Safety first on CPEC

With the virus outbreak overlapping with the Chinese New Year vacations for many of them, the 14-day quarantine period was followed by Chinese workers leading up to the first half of February

A two-member task force from Islamabad on Monday met with Pakistani students stuck in Wuhan, the Chinese city which became the hub of the outbreak of coronavirus last month. The Pakistan Embassy in Beijing confirmed that four Pakistani students in Wuhan, who can contracted the virus, have recovered completely.

The death toll from the virus crossed 2,000 on Tuesday. Over 70,000 cases of coronavirus have been reported over the past month, with 80% of them being mild. While the frequency and the intensity of the virus’ spread has been gradually curtailed over the past couple of weeks, the precautionary measures continue to be taken around the world.

The ramifications were grave for Pakistan from the get-go, given the frequency of trade and other exchanges with neighbouring country China. Pakistani traders have reported massive losses over the past month given the travel restrictions in place.

$1.5 billion worth of imports are brought in by Pakistani traders every month, with customs clearances taking significantly longer this month. Last fiscal year, the bilateral trade between the two countries stood at $15.6 billion.

Under these circumstances, the most pertinent question marks have been slashed over the $62 billion China Pakistan Economic Corridor (CPEC) and the impact the spread of virus would have on the projects.

In addition to thousands of other Chinese citizens working in other projects in the country, and thousands of Pakistanis that travel to China for work and other engagements, around 15,000 Chinese individuals have been working exclusively on CPEC projects.

With the virus outbreak overlapping with the Chinese New Year vacations for many of them, the 14-day quarantine period was followed by Chinese workers leading up to the first half of February. The work on CPEC projects was temporarily halted at the end of January, most notably in South Punjab.

As far as progress on CPEC is confirmed, the coronavirus epidemic couldn’t have come at a worse time. After more than a year of dillydallying, which saw Beijing express its concerns with regards to the progress on the projects in conversations with the incumbent Pakistan Tehrik-e-Insaf (PTI) government, the second phase of CPEC was officially unveiled at the turn of 2019.

The second phase focuses on the development of nine Special Economic Zones (SEZs) across the country. Last month, Prime Minister Imran Khan inaugurated the Allama Iqbal Industrial City in Punjab’s SEZ.

Given Pakistan’s geographical and commercial proximity with China, it was considered a matter of time before a coronavirus case is reported in the country. Furthermore, given the lack of health infrastructure and mechanisms needed to cope with a potential spread of the virus in the country, alarm bells have been ringing over the past month throughout the country – with regards to a coping strategy to deal with the epidemic, and also vis-à-vis the pursuance of commercial obligations with China on CPEC and elsewhere.

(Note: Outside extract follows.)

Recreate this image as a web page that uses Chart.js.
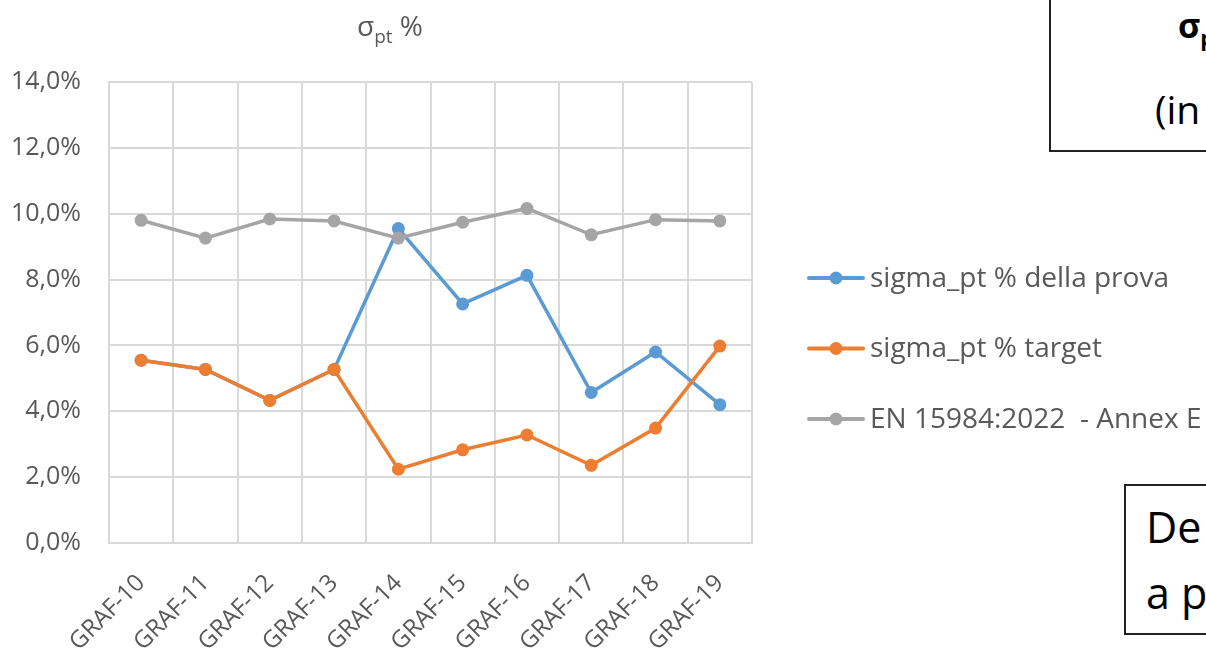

Even so, where 27 countries have so far reported coronavirus cases at the time of writing, Pakistan isn’t one of them. The country, however, remains on high alert, with government officials maintaining that even though the virus is yet to impact the country, they are taking the required safety precautions.

“We were concerned given that there is massive traffic between Pakistan and China, especially owing to CPEC. Around 50,000 Chinese individuals work in Pakistan. All of those in in Punjab, in addition to the Chinese security personnel, have been thoroughly screened,” said Punjab Health Minister Dr Yasmin Rashid.

There has been criticism of the government’s dealing of the crisis with regards to the safety of the Pakistanis in China. While the diplomatic task-force managed to travel to Wuhan to check in with the Pakistanis stuck there, the government’s earlier lack of proactivity in helping out its citizens in China had initially come under the spotlight.

Critics argued that the government was avoiding taking any step that might offend Beijing. Multiple reports and government officials have confirmed that the delay over CPEC irked the Chinese government as well. In fact, the incumbent Pakistani government’s initial suggestions that it wanted a review of the CPEC agreements had offended Beijing.

However, government officials and party insiders maintain that the health and welfare of Pakistani citizens comes first.

“According to International Health Regulations, when an outbreak of international concern is declared, it has certain implications. But [so far] the implications have not restricted travel or trade [because of] the way China has handled the outbreak,” said Special Assistant to Prime Minister on Health Dr Zafar Mirza.

“They put in place public health measures, and they have actually implemented it. We are very very appreciative of what China has done. China has saved the world… from a lethal pandemic.”